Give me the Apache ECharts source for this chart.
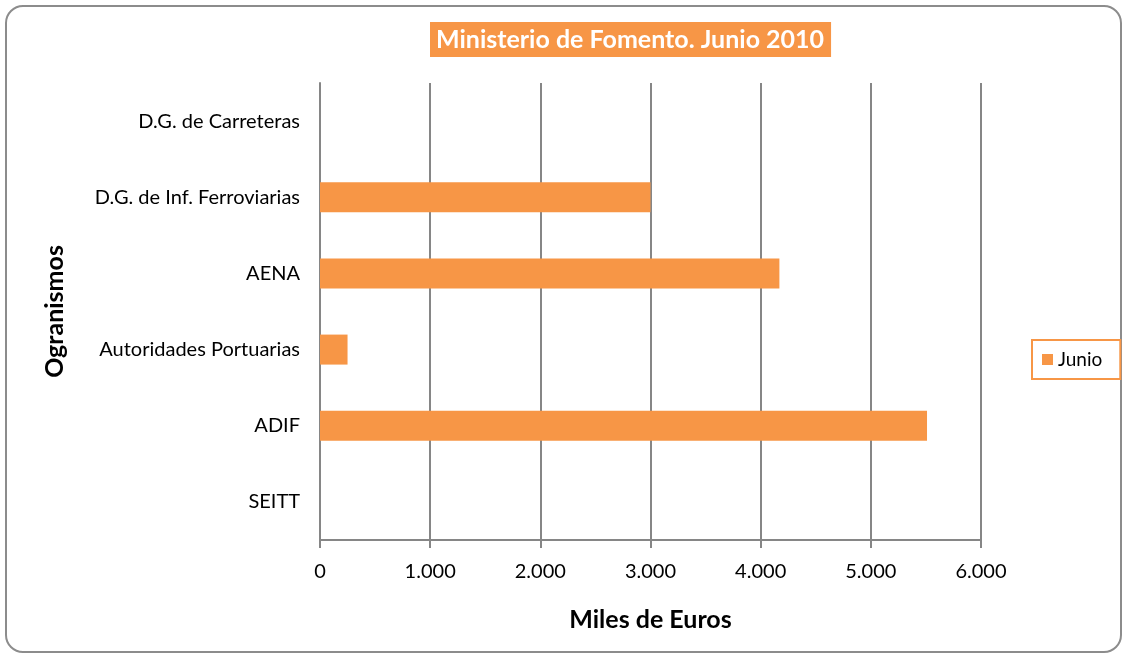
<!DOCTYPE html>
<html lang="es">
<head>
    <meta charset="UTF-8">
    <script src="https://cdn.jsdelivr.net/npm/echarts@6.0.0/dist/echarts.min.js"></script>
    <title>Ministerio de Fomento</title>
    <style>
        body { margin: 0; background: #fff; }
        #frame { position: absolute; left: 5px; top: 5px; width: 1117px; height: 648px;
                 border: 2px solid #8c8c8c; border-radius: 18px; box-sizing: border-box; }
        #chart { position: absolute; left: 0; top: 0; width: 1128px; height: 657px; }
    </style>
</head>
<body>
    <div id="frame"></div>
    <div id="chart"></div>
    <script>
        // datos
        var organismos = ['SEITT', 'ADIF', 'Autoridades Portuarias', 'AENA', 'D.G. de Inf. Ferroviarias', 'D.G. de Carreteras'];
        var junio = [0, 5510, 250, 4170, 3000, 0];
        var ticks = ['0', '1.000', '2.000', '3.000', '4.000', '5.000', '6.000'];

        var chart = echarts.init(document.getElementById('chart'));
        var fuente = 'Lato, "Open Sans", sans-serif';

        var option = {
            animation: false,
            title: {
                text: 'Ministerio de Fomento. Junio 2010',
                left: 430,
                top: 22,
                padding: [5, 7, 5, 6],
                backgroundColor: '#F79646',
                textStyle: { color: '#fff', fontSize: 25, fontWeight: 'bold', fontFamily: fuente }
            },
            legend: {
                data: ['Junio'],
                left: 1032,
                top: 340,
                orient: 'vertical',
                icon: 'rect',
                borderColor: '#F79646',
                borderWidth: 2,
                padding: [10, 18, 10, 10],
                itemWidth: 11,
                itemHeight: 11,
                itemGap: 5,
                textStyle: { fontSize: 19, color: '#000', fontFamily: fuente }
            },
            grid: { left: 320, right: 147, top: 83, bottom: 117 },
            xAxis: {
                type: 'value',
                min: 0,
                max: 6000,
                interval: 1000,
                name: 'Miles de Euros',
                nameLocation: 'middle',
                nameGap: 67,
                nameTextStyle: { fontSize: 25, fontWeight: 'bold', color: '#000', fontFamily: fuente },
                axisLine: { show: true, lineStyle: { color: '#868686', width: 2 } },
                axisTick: { show: true, length: 8, lineStyle: { color: '#868686', width: 2 } },
                axisLabel: {
                    margin: 22, fontSize: 20, color: '#000', fontFamily: fuente,
                    formatter: function (v) { return ticks[Math.round(v / 1000)]; }
                },
                splitLine: { show: true, lineStyle: { color: '#868686', width: 2 } }
            },
            yAxis: {
                type: 'category',
                data: organismos,
                name: 'Ogranismos',
                nameLocation: 'middle',
                nameGap: 253,
                nameRotate: 90,
                nameTextStyle: { fontSize: 25, fontWeight: 'bold', color: '#000', fontFamily: fuente },
                axisLine: { show: true, lineStyle: { color: '#868686', width: 2 } },
                axisTick: { show: false },
                axisLabel: { margin: 20, fontSize: 20, color: '#000', fontFamily: fuente }
            },
            series: [{
                name: 'Junio',
                type: 'bar',
                data: junio,
                barWidth: 30,
                itemStyle: { color: '#F79646' }
            }]
        };

        chart.setOption(option);
    </script>
</body>
</html>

> What to produce: Only the lines from the start of the material through the line containing "['0', '1.000', '2.000', '3.000', '4.000', '5.000', '6.000'];" should be transcribed. Pictures stay out.

> Finished answer:
Give me the Apache ECharts source for this chart.
<!DOCTYPE html>
<html lang="es">
<head>
    <meta charset="UTF-8">
    <script src="https://cdn.jsdelivr.net/npm/echarts@6.0.0/dist/echarts.min.js"></script>
    <title>Ministerio de Fomento</title>
    <style>
        body { margin: 0; background: #fff; }
        #frame { position: absolute; left: 5px; top: 5px; width: 1117px; height: 648px;
                 border: 2px solid #8c8c8c; border-radius: 18px; box-sizing: border-box; }
        #chart { position: absolute; left: 0; top: 0; width: 1128px; height: 657px; }
    </style>
</head>
<body>
    <div id="frame"></div>
    <div id="chart"></div>
    <script>
        // datos
        var organismos = ['SEITT', 'ADIF', 'Autoridades Portuarias', 'AENA', 'D.G. de Inf. Ferroviarias', 'D.G. de Carreteras'];
        var junio = [0, 5510, 250, 4170, 3000, 0];
        var ticks = ['0', '1.000', '2.000', '3.000', '4.000', '5.000', '6.000'];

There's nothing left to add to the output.